Again, knowledge of effects leads to knowledge of the thing causing said effects. I am aware of my own conscious experience, I see Bob affects the world in ways that are very similar to myself and other human beings, and so I rationally postulate that he is a conscious, rational being like I am. You never see a person's mind directly, but you see the effects of the person's mind the whole time. You see such effects through their body. If the effects remain the same, or change only in certain, limited ways, it's reasonable to believe that the cause remains the same (and frankly crazy to believe otherwise).

> The "for practical purposes" points at your _body_. There is no evidence that an organic body is in any way special.

The mind and the body form one substance. The idea that "my mind is one thing, my body another" has been tried and failed as a philosophical idea several times in history. It raises far more problems than it purports to solve. I know I continue through time in part because my body continues through time.
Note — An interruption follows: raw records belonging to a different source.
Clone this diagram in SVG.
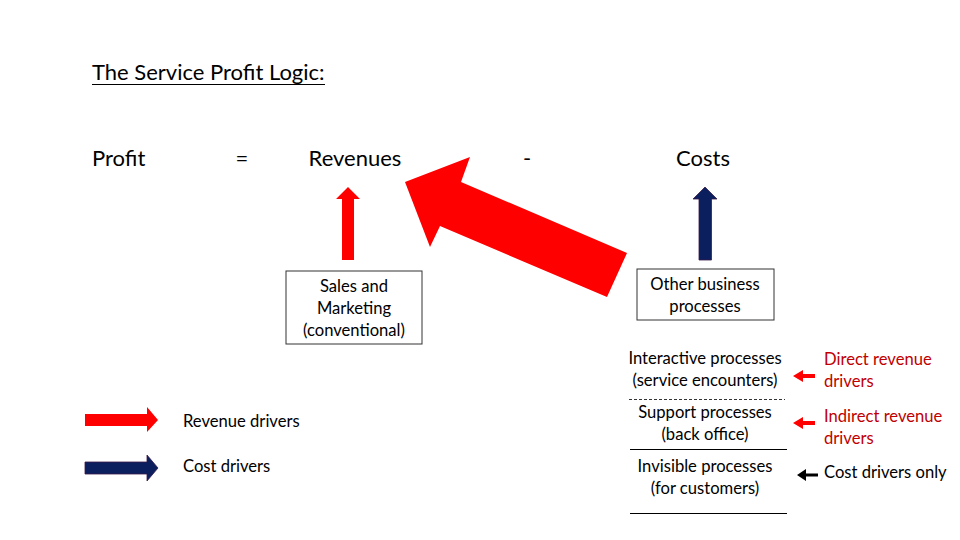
<svg xmlns="http://www.w3.org/2000/svg" width="960" height="540" viewBox="0 0 960 540">
<style>
text{font-family:Lato,"Liberation Sans",sans-serif;fill:#000}
.big{font-size:22px}
.t{font-size:16.6px}
.c{text-anchor:middle}
.red{fill:#c00000}
.box{fill:#fff;stroke:#333;stroke-width:1}
.rf{fill:#ff0000}
.nf{fill:#0b1f5e;stroke:#3a1a4a;stroke-width:0.8}
.ln{stroke:#000;stroke-width:1}
</style>
<rect width="960" height="540" fill="#fff"/>
<g id="title">
<text x="92" y="80" class="big">The Service Profit Logic:</text>
<line x1="92" y1="84.5" x2="325" y2="84.5" class="ln"/>
</g>
<g id="equation">
<text x="92" y="166" class="big">Profit</text>
<text x="242" y="166" class="big c">=</text>
<text x="355" y="166" class="big c">Revenues</text>
<text x="527" y="166" class="big c">-</text>
<text x="703" y="166" class="big c">Costs</text>
</g>
<g id="connectors">
<polygon class="rf" points="348,187 360,199 354,199 354,260 342,260 342,199 336,199"/>
<polygon class="nf" points="705,187 717,199 711.5,199 711.5,260 699,260 699,199 693,199"/>
<polygon class="rf" points="405,182 470,157 461,182 627,253 607,297 440,226 430,247"/>
<polygon class="rf" points="793,376 803,370 803,374 815,374 815,378 803,378 803,382"/>
<polygon class="rf" points="793,423 803,417 803,421 815,421 815,425 803,425 803,429"/>
<polygon fill="#000" points="797,475 806,469 806,473.5 818,473.5 818,476.5 806,476.5 806,481"/>
</g>
<g id="sales">
<rect x="286" y="271" width="136" height="73" class="box"/>
<text x="354" y="292" class="t c">Sales and</text>
<text x="354" y="314" class="t c">Marketing</text>
<text x="354" y="336" class="t c">(conventional)</text>
</g>
<g id="other">
<rect x="637" y="269" width="137" height="51" class="box"/>
<text x="705" y="290" class="t c">Other business</text>
<text x="705" y="312" class="t c">processes</text>
</g>
<g id="interactive">
<text x="705" y="364" class="t c">Interactive processes</text>
<text x="705" y="386" class="t c">(service encounters)</text>
<line x1="629" y1="399.5" x2="785" y2="399.5" stroke="#000" stroke-width="0.8" stroke-dasharray="3,2"/>
</g>
<g id="support">
<text x="705" y="418" class="t c">Support processes</text>
<text x="705" y="440" class="t c">(back office)</text>
<line x1="630" y1="449.5" x2="787" y2="449.5" class="ln"/>
</g>
<g id="invisible">
<text x="705" y="472" class="t c">Invisible processes</text>
<text x="705" y="494" class="t c">(for customers)</text>
<line x1="630" y1="513.5" x2="787" y2="513.5" class="ln"/>
</g>
<g id="labels">
<text x="824" y="365" class="t red">Direct revenue</text>
<text x="824" y="387" class="t red">drivers</text>
<text x="824" y="422" class="t red">Indirect revenue</text>
<text x="824" y="444" class="t red">drivers</text>
<text x="824" y="478" class="t">Cost drivers only</text>
</g>
<g id="legend">
<polygon class="rf" points="158,420 147,407 147,414 85,414 85,426 147,426 147,432"/>
<polygon class="nf" points="158,468 147,455 147,462 85,462 85,474 147,474 147,481"/>
<text x="183" y="427" class="t">Revenue drivers</text>
<text x="183" y="472" class="t">Cost drivers</text>
</g>
</svg>
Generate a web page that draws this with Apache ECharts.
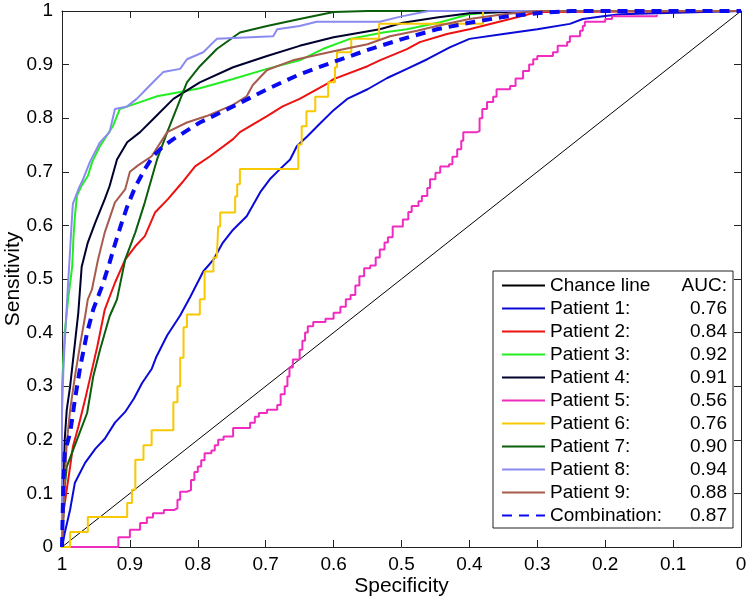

You say the body isn't "special"; I don't know what this means, but I know my body, and other people's bodies, are different from other things, because they walk, talk, reason, sense, desire, and so on. (Once again, the effects and behaviour of a thing lead us to knowledge of that thing.) The idea that consciousness or self can be 'uploaded', even in theory, is pure fantasy. You and your body are one thing.

> You can spin the illusion of a continuous conscious experience every way you want. It is still just that, an illusion.

If this is so, explain how rational thought is possible. Given that rational thought involves you reasoning from A to B to C through time, how is this possible if there is no continuous 'you' that is going through time?